The occasion for Jacobs' blog post is that GPO has contracted with Ithaka S+R to produce a report on the future of the FDLP. The fact that GPO is willing to revisit this issue is a tribute to the efforts of government document librarians, but there are a number of reasons for concern that this report's conclusions will have been pre-determined:
  • Like Portico and JSTOR, Ithaka S+R is a subsidiary of ITHAKA. It is thus in the business of replacing libraries with their own collections, such as the paper FDLP libraries, with libraries which act instead as a distribution channel for ITHAKA's collections. Jacobs points out:
    You might call this the "libraries without collections" or the "librarians without libraries" model. This is the model designed by GPO in 1993. It is the model that ITHAKA, the parent organization of Ithaka S+R, has used as its own business model for Portico and JSTOR. This model is favored by the Association of Research Libraries, by many library administrators who apparently believe that it would be better if someone else took the responsibility of preserving government information and ensuring its long-term accessibility and usability, and by many depository librarians who do not have the support of their institutions to build and manage digital collections.
  • Ithaka S+R is already on record as proposing a model for the FDLP which includes GPO and Portico, but not the FDLP libraries. Jacobs:
    Ithaka S+R has already written a report with a model for the FDLP (Documents for a Digital Democracy: A Model for the Federal Depository Library Program in the 21st Century). In that report, it recommended that "GPO should develop formal partnerships with a small number of dedicated preservation entities -- such as organizations like HathiTrust or Portico or individual libraries -- to preserve a copy of its materials".
  • As Jacobs points out, the FDLP libraries are devoted to free, open access to their collections. By contrast GPO is allowed to charge access fees. Charging fees for access is the basis for ITHAKA's business models.
    Where private sector companies limit access to those who pay and GPO is specifically authorized in the 1993 law to "charge reasonable fees," FDLP libraries are dedicated to providing information without charging.
  • The process by which Ithaka S+R ended up with the contract is unclear to me. Were there other bidders? If so, was their position on the future of FDLP on the record as Ithaka S+R's was? If Ithaka S+R was the only bidder, why was this?
It is important to note that although a system for preserving government documents consisting of the GPO and "formal partnerships with a small number of dedicated preservation entities" might well improve the resistance of government documents to some threats, it provides much less resistance to government tampering than the massively distributed paper FDLP. The "small number of dedicated preservation entities" dependent on "formal partnerships" with the government in the form of the GPO will be in a poor position to resist government arm-twisting aimed at suppressing or tampering with embarrassing information.


David. said...

Yesterday, the ARL came out with a set of principles for the future of FDLP that, unsurprisingly, echo the report they paid Ithaka S+R to write. In particular:

"Federal Depository Libraries are not required by law to provide long-term storage for digital Federal documents. GPO should identify and have certified one or more trusted third party repositories that are not part of the Federal government for preservation of and, when necessary, access to digital Federal documents."

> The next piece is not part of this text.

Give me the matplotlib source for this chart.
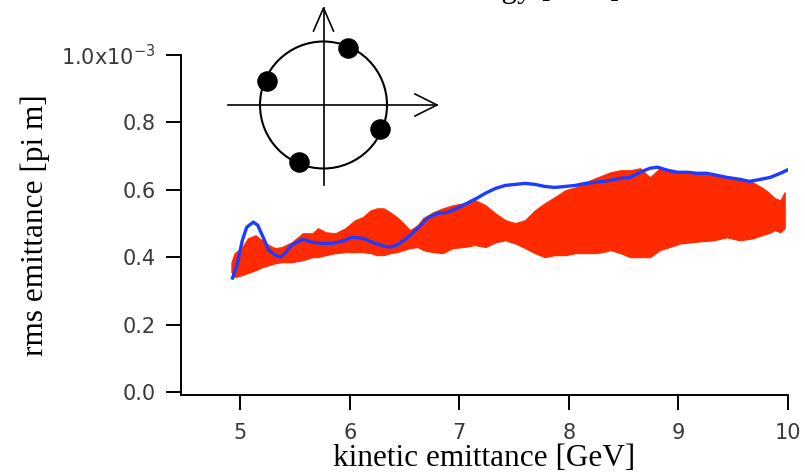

It seems the major research libraries don't want to be bothered with collections any more and are happy to trust governments to refrain from tampering with the record. No prizes for guessing which "one ... trusted third party repositor[y]" they are talking about.

David. said...

Of course, it isn't only governments that succumb to the temptation to tamper with the record when it is in their custody. Barry Ritholtz points to another possible example of disappearing material from the record when it conflicts with the current party line.

In this case a December 2000 Wall St. Journal article that casts an unflattering light on a judge the WSJ is currently defending can no longer be found in Dow Jones' Factiva database.